- The price of coffee jumped to a high of $2.58/lb this year
- Most pickers in Colombia are paid in cash, which poses a risk when wages rise
- Criminal groups target vulnerable workers when more money is circulating
WHEN THE price of coffee is high, many see it as cause to celebrate. But for coffee farmers in Colombia, it can lead to a number of unwanted consequences, putting their livelihoods and those of their workers at risk.
According to Elvia Molina, who owns three family-run farms in the coffee-growing region of Antioquia, the upshot of these fluctuations are often unseen in the industry – but can have both long and short term impacts for coffee communities.
“Paradoxically, high coffee prices come at a high cost to producers,” she says. “It changes the dynamic because more money is circulating.”
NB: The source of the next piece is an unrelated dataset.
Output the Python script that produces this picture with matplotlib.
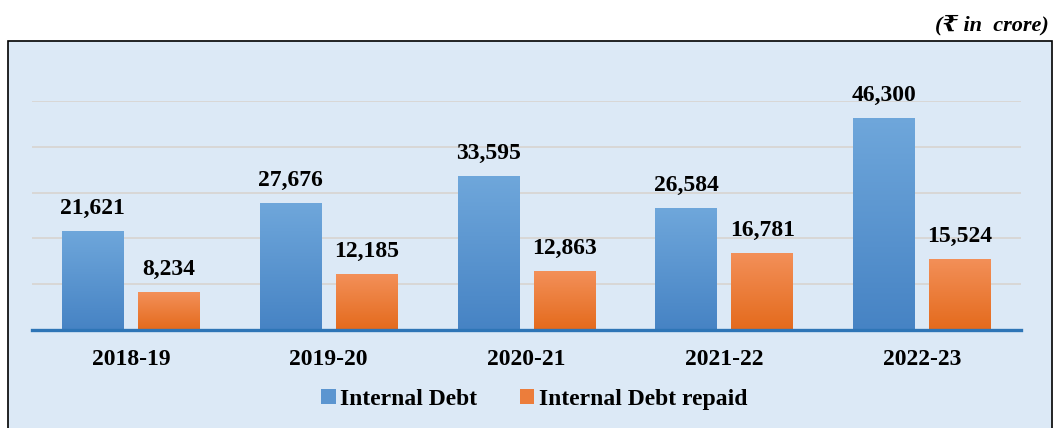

One of the issues concerns the nature of payments on Colombian coffee farms. Most pickers receive their salaries in cash, which means, when prices and, in turn, wages, rise they end up carrying around substantially more money on their person.
Efforts to switch to electronic payments have been largely unsuccessful due to the status of many pickers, who are yet to claim permanent residency in the country.
“When their weekly wages jump from 20,000 pesos to 30,000 or 40,000 pesos, of course, it becomes more dangerous for them,” Elvia says. “But while we have tried to introduce electronic payments, the pickers don’t usually accept them because they don’t want to legalise the transaction.”
And it’s not just paranoia – criminal groups in different regions have increasingly taken advantage of price rises to target the most vulnerable.
According to Elvia, in the southeast of Colombia, many of the pickers have a dependence on illegal drugs. When wages are higher, they can afford to buy more, which has encouraged these criminal groups to cash in on the additional money by dealing around the farms.
The cost of labour shortages
Scarcity of manual labour is a day-to-day problem for Colombian coffee producers.
Very rarely are there enough workers to operate across all farms. In most cases, they have to travel from one farm to another in a single day to ensure that the cherries are collected on time. When the price of coffee rises, it only adds to the challenges.
“I’ve been into the local towns to search for people who can help us pick coffee,” Elvia says. “But it’s impossible to find sufficient manual labourers to work on all the farms. I have farms with their own microclimates, which means the coffee has to be collected at different times.
“This involves transporting all the workers in a truck at the crack of dawn, taking them to the farm, collecting the coffee, and returning.
“On top of the higher wage demands, this significantly drives up the costs – not just financially, but emotionally and physically.”